TASK DETAILS ->
Copy out every line exactly as given.

RECORDED DATA ->
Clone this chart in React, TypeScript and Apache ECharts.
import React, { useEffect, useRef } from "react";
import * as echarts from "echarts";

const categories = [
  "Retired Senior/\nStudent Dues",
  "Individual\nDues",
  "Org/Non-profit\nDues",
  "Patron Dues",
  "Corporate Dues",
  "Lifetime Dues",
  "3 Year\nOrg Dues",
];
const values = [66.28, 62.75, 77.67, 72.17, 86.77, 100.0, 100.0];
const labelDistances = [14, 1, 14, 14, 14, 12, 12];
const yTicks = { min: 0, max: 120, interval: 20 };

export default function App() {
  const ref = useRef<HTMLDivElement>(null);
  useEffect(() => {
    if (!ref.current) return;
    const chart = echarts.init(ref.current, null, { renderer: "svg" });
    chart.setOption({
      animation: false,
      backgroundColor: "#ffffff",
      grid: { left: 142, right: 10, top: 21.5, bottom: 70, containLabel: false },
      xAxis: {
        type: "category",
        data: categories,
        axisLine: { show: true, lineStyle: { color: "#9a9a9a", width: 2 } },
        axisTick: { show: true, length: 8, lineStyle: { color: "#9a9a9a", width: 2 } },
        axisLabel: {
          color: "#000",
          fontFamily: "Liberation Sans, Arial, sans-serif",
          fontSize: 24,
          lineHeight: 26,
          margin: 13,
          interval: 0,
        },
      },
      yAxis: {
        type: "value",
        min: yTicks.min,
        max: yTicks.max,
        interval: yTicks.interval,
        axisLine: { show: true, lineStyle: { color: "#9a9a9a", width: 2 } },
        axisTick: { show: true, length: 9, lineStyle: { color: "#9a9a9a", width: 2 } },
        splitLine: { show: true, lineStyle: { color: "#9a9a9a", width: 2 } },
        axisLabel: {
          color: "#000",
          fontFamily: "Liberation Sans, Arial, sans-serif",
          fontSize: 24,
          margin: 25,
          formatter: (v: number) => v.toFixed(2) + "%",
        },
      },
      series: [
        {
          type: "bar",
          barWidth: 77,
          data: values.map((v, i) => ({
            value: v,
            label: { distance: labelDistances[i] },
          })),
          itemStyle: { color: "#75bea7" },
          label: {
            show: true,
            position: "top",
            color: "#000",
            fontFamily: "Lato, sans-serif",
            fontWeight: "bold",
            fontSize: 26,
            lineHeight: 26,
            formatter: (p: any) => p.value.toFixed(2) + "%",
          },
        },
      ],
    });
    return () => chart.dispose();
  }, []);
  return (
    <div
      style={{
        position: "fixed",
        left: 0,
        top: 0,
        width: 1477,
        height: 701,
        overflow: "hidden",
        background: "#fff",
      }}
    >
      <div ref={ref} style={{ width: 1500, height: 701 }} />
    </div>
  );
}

TASK RESPONSE ->
Clone this chart in React, TypeScript and Apache ECharts.
import React, { useEffect, useRef } from "react";
import * as echarts from "echarts";

const categories = [
  "Retired Senior/\nStudent Dues",
  "Individual\nDues",
  "Org/Non-profit\nDues",
  "Patron Dues",
  "Corporate Dues",
  "Lifetime Dues",
  "3 Year\nOrg Dues",
];
const values = [66.28, 62.75, 77.67, 72.17, 86.77, 100.0, 100.0];
const labelDistances = [14, 1, 14, 14, 14, 12, 12];
const yTicks = { min: 0, max: 120, interval: 20 };

export default function App() {
  const ref = useRef<HTMLDivElement>(null);
  useEffect(() => {
    if (!ref.current) return;
    const chart = echarts.init(ref.current, null, { renderer: "svg" });
    chart.setOption({
      animation: false,
      backgroundColor: "#ffffff",
      grid: { left: 142, right: 10, top: 21.5, bottom: 70, containLabel: false },
      xAxis: {
        type: "category",
        data: categories,
        axisLine: { show: true, lineStyle: { color: "#9a9a9a", width: 2 } },
        axisTick: { show: true, length: 8, lineStyle: { color: "#9a9a9a", width: 2 } },
        axisLabel: {
          color: "#000",
          fontFamily: "Liberation Sans, Arial, sans-serif",
          fontSize: 24,
          lineHeight: 26,
          margin: 13,
          interval: 0,
        },
      },
      yAxis: {
        type: "value",
        min: yTicks.min,
        max: yTicks.max,
        interval: yTicks.interval,
        axisLine: { show: true, lineStyle: { color: "#9a9a9a", width: 2 } },
        axisTick: { show: true, length: 9, lineStyle: { color: "#9a9a9a", width: 2 } },
        splitLine: { show: true, lineStyle: { color: "#9a9a9a", width: 2 } },
        axisLabel: {
          color: "#000",
          fontFamily: "Liberation Sans, Arial, sans-serif",
          fontSize: 24,
          margin: 25,
          formatter: (v: number) => v.toFixed(2) + "%",
        },
      },
      series: [
        {
          type: "bar",
          barWidth: 77,
          data: values.map((v, i) => ({
            value: v,
            label: { distance: labelDistances[i] },
          })),
          itemStyle: { color: "#75bea7" },
          label: {
            show: true,
            position: "top",
            color: "#000",
            fontFamily: "Lato, sans-serif",
            fontWeight: "bold",
            fontSize: 26,
            lineHeight: 26,
            formatter: (p: any) => p.value.toFixed(2) + "%",
          },
        },
      ],
    });
    return () => chart.dispose();
  }, []);
  return (
    <div
      style={{
        position: "fixed",
        left: 0,
        top: 0,
        width: 1477,
        height: 701,
        overflow: "hidden",
        background: "#fff",
      }}
    >
      <div ref={ref} style={{ width: 1500, height: 701 }} />
    </div>
  );
}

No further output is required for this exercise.